Has the tea party sold out? House freshmen aren't who they seem.
Loading...
| Washington
The Republican freshmen are often lumped together as a uniform horde of Capitol Hill raiders, fiscal barbarians hammering on Washington’s gates. They sent the country to the brink of default by refusing to raise the debt ceiling; they throw sand in the gears of any legislative proposal that isn’t taking an ax to government spending.
At least that’s the conventional wisdom. But the arch-free marketeers at the Club for Growth think it just isn’t backed up by the freshman’s voting records, according to a study released earlier this week.

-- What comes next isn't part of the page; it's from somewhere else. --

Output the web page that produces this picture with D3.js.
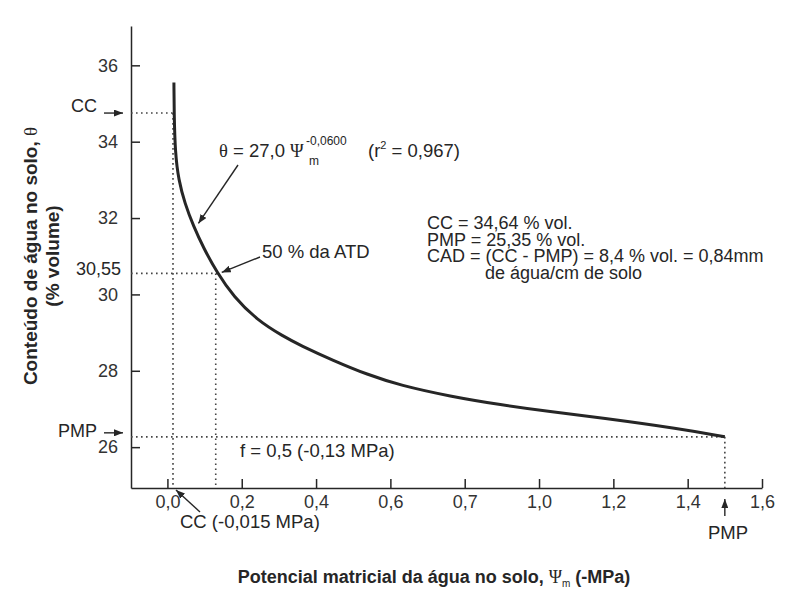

“The liberal media likes to pretend that these Republicans have fought for fiscally conservative policies, but the facts don’t support their thesis,” said Chris Chocola, the president of the Club for Growth.
The survey shows a few interesting things about the House freshmen.
First, the freshmen class is not a rubber stamp for the most conservative proposals.
Only 14 of the 87 freshmen signed a pledge to never raise the debt ceiling unless Congress enacted a conservative-favorite budget plan known as Cut, Cap and Balance. A majority, too, voted against the most conservative House budget proposal, forwarded by Republican Study Committee.
Second, they look a lot like their more tenured peers.
The freshman horde averaged a 71 percent rating on the Club for Growth’s voting scorecard; the average Republican in Congress pulled in a 69 percent.
Put another way, only 18 of the 46 sitting members of Congress with lifetime scores of higher than 90 percent on the Club for Growth’s scorecard are freshmen (40 percent). That’s only a smidgen higher than the freshmen class’s overall representation in the Republican caucus (36 percent).
Third, despite this political breadth, the freshman class has offered up an outsized number of the caucus’s most conservative members.
Six of the eleven members with scores of 99 percent or higher are freshmen: Reps. Justin Amash of Michigan (100), Tim Huelskamp of Kansas (100), Raul Labrador of Idaho (100), Mick Mulvaney of South Carolina (99), Joe Walsh of Illinois (99), Marlin Stutzman of Indiana (99).
To understand what this means for Election 2012 and beyond, you need to understand who the Club for Growth is.
At the top of their freshman report, they’ve got a speedometer-shaped dial with four different icons.
At 20 miles per hour, you’ve got Democrats. At about 45 m.p.h., you’ve got RINOs – Republicans In Name Only. At 65 m.p.h., regular ol’ Republicans. At 85 m.p.h., the the Gadsen flag (“Don’t tread on me”) that is the hallmark of the tea party. And somewhere around “Can my Subaru really go that fast?” on the bottom right is the Club for Growth.
Raise the debt ceiling? Forget it. Roll back discretionary spending to 2006 levels? Yup, they’re for it.
Financially, the club is as hardcore as they come.
And it doesn't see its work as anywhere near done.
By putting out a report highlighting that Congress has been far from overrun by proponents of the Club’s free market policies, the group puts an emphasis on what has to happen next: Winning more races.
In this cycle, for example, the club poured money into taking out moderate Sen. Dick Lugar (R) of Indiana and then helped damage the candidate blessed by the Republican establishment in the GOP’s Nebraska Senate primary. (An upstart with tea party credentials emerged victorious, although not the candidate preferred by the club.)
The job of remaking Congress, according to one of the most influential activist groups in Washington, has a long way to go.